ECLI:NL:GHARL:2013:BZ8637
Gerechtshof Arnhem-Leeuwarden
- Hoger beroep
- W. Breemhaar
- M.M.A. Wind
- B.J.H. Hofstee
- Rechtspraak.nl
Hoofdelijkheid van samenwoners bij schuld aan de ING Bank en de gevolgen van finale kwijting
In deze zaak, behandeld door het Gerechtshof Arnhem-Leeuwarden op 23 april 2013, gaat het om de hoofdelijkheid van samenwoners voor een schuld aan de ING Bank. De appellant, die na de beëindiging van zijn relatie een schuldsaneringstraject heeft doorlopen, betwist dat hij nog hoofdelijk aansprakelijk is voor de schuld aan de ING Bank, nadat hij finale kwijting heeft ontvangen voor het restant van de schuld. De geïntimeerde stelt echter dat er een overeenkomst is gesloten op 2 oktober 2008, waarin is vastgelegd dat de appellant de schuld aan de ING Bank voor zijn rekening neemt.

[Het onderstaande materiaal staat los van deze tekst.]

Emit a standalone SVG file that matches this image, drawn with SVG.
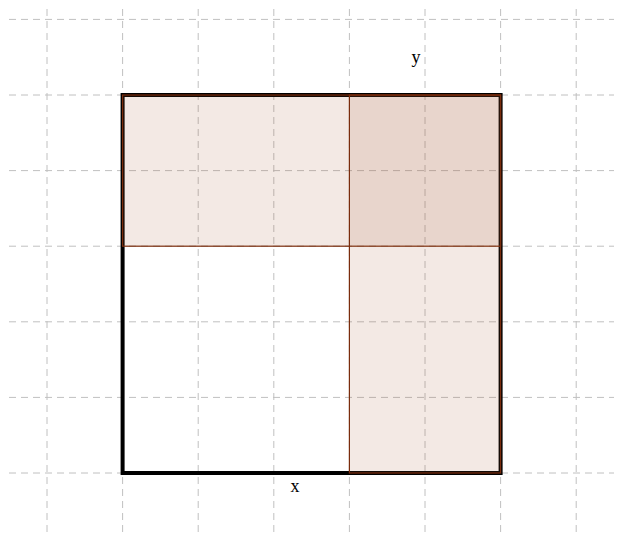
<svg xmlns="http://www.w3.org/2000/svg" width="622" height="542" viewBox="0 0 622 542">
<style>
.grid line{stroke:#c0c0c0;stroke-width:1;stroke-dasharray:7 5;fill:none}
.area{fill:#a0522d;fill-opacity:0.13;stroke:#7a2c0c;stroke-width:1.2}
.lbl{font-family:"Liberation Serif",serif;font-size:18px;fill:#000;text-anchor:middle}
</style>
<rect width="622" height="542" fill="#fff"/>
<g id="grid" class="grid">
<line x1="47" y1="9" x2="47" y2="534"/>
<line x1="122.6" y1="9" x2="122.6" y2="534"/>
<line x1="198.2" y1="9" x2="198.2" y2="534"/>
<line x1="273.8" y1="9" x2="273.8" y2="534"/>
<line x1="349.4" y1="9" x2="349.4" y2="534"/>
<line x1="425" y1="9" x2="425" y2="534"/>
<line x1="500.6" y1="9" x2="500.6" y2="534"/>
<line x1="576.2" y1="9" x2="576.2" y2="534"/>
<line x1="9" y1="19.4" x2="614" y2="19.4"/>
<line x1="9" y1="95" x2="614" y2="95"/>
<line x1="9" y1="170.6" x2="614" y2="170.6"/>
<line x1="9" y1="246.2" x2="614" y2="246.2"/>
<line x1="9" y1="321.8" x2="614" y2="321.8"/>
<line x1="9" y1="397.4" x2="614" y2="397.4"/>
<line x1="9" y1="473" x2="614" y2="473"/>
</g>
<g id="square">
<rect x="122.6" y="95" width="378" height="378" fill="none" stroke="#000" stroke-width="4"/>
</g>
<g id="top-area">
<rect class="area" x="122.6" y="95" width="378" height="151.2"/>
</g>
<g id="right-area">
<rect class="area" x="349.4" y="95" width="151.2" height="378"/>
</g>
<g id="labels">
<text class="lbl" x="295" y="492">x</text>
<text class="lbl" x="416" y="63">y</text>
</g>
</svg>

De rechtbank Assen had in eerste aanleg de appellant veroordeeld tot betaling van de schuld aan de geïntimeerde, maar de appellant heeft in hoger beroep de beslissing aangevochten.
Het hof heeft vastgesteld dat de appellant en geïntimeerde een affectieve relatie hebben gehad en dat zij samen een doorlopend krediet hebben afgesloten. De appellant heeft aangevoerd dat hij de overeenkomst van 2 oktober 2008 nooit heeft gezien en dat zijn handtekening niet onder de overeenkomst staat. De geïntimeerde daarentegen stelt dat de appellant de overeenkomst heeft ondertekend en dat hij zich heeft verbonden om de schuld aan de ING Bank te voldoen. Het hof heeft de geïntimeerde in de gelegenheid gesteld om bewijs te leveren van de ondertekening van de akte van verdeling.
De uitspraak van het hof benadrukt de complexiteit van de onderlinge verplichtingen tussen samenwoners en de gevolgen van schulden na beëindiging van een relatie. Het hof heeft de zaak aangehouden om de geïntimeerde de kans te geven zich uit te laten over het bewijs van de ondertekening van de akte van verdeling. De beslissing van het hof is van belang voor de rechtsverhouding tussen de partijen en de vraag of de appellant nog steeds aansprakelijk is voor de schuld aan de ING Bank, ondanks de finale kwijting die hij heeft ontvangen.